物語は都市の外観、内部構造の描写からはじまって、そこで住まう人々の生活を展開し、最後に都市や住民についての何らかの意外な事実が判明して終わるという構成が多いが、都市を探検する登場人物に軸足が置かれているもの、そこで暮らす人々の数百年に渡る帰結、都市そのものの変化を描き出すこともあり、わりかし自由である。

著者はこれを書いた当時建築士だったというが、それで彼の想像力が縛り付けられるということはなく、時にSF的に、時に幻想的に、時には内部構造までしっかりと描写し、と軸足をきちんと置きながら縦横無尽に広がっていくのが素晴らしい。

『時とともに、当然、人類は水中生活に慣れるだろう。』という書き出しから始まる「ポセイドニア 海中市」。完璧に同一の地区からなる都市があり、そこで暮らす住民は次第に自分の住まいの特徴がもはや見分けられなくなって、手近な空いた家に入るという解決をとるようになり、しまいにゃ何度も住まいを変えていることにすら気づかず、だんだんと個々人の差異が消えていく──という奇想短篇「ホモジェニア 等質市」。いったいいつ出現し、拡がり始め、どんな力によって拡張しているのか確かなことが一切わからない「モートピア モーター市」。

ひたすら地面を掘削し、視力は衰え、代わりに聴覚、触覚、嗅覚が異常発達したひとりの男を描き出す「プルートニア 冥王市」。氷で建設された都市であり、太陽が一度も水平線より上に上がらず、居住者は体の表面から青白い強い光を発していた──という「アンタール 南極市」。崩壊の最中を描いた「アトランティス」。

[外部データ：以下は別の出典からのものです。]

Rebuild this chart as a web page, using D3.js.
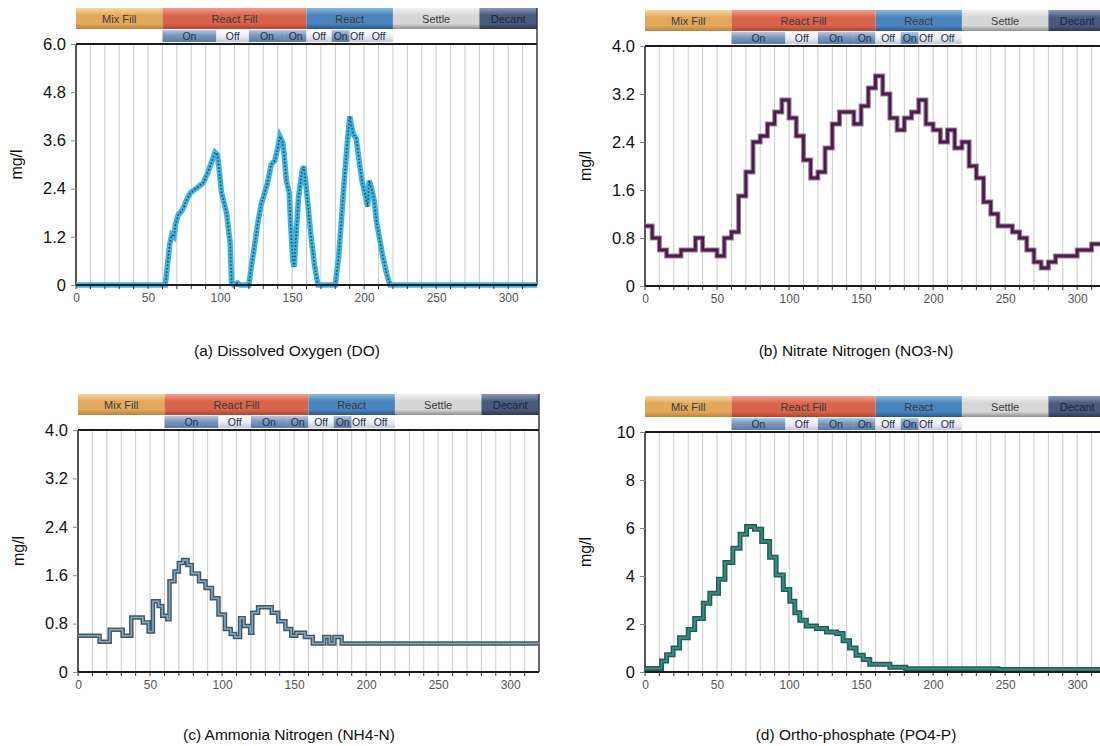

意外な結末へと落着する月面都市「セレニア 月の都」──などなど、ここで紹介したのはほんの一部だが、都市の情景の圧巻のスケッチあり、奇想・SF短篇として極上の掌篇あり、と幻想小説好きだけでなくSF好きも満足させてくれる一冊である。

おわりに

本書が本国で刊行されたのは1975年のことであり、その間にスペイン語、ドイツ語、フランス語への訳出、またアーシュラ・K・ル=グインにより24篇が選ばれ、翻訳された英語版もある。本書にはフランス語版あとがき、スペイン語版まえがき、ル=グインによる英語版序文、日本語版向けのまえがき──さらにさらに、酉島伝法の解説、訳者あとがきまで収録されていて、豪勢な作りだ。好きな人はこの紹介を読んだ時点で「スキー!」となっているはずなので、ぜひどうぞ。Kindleもあるよ。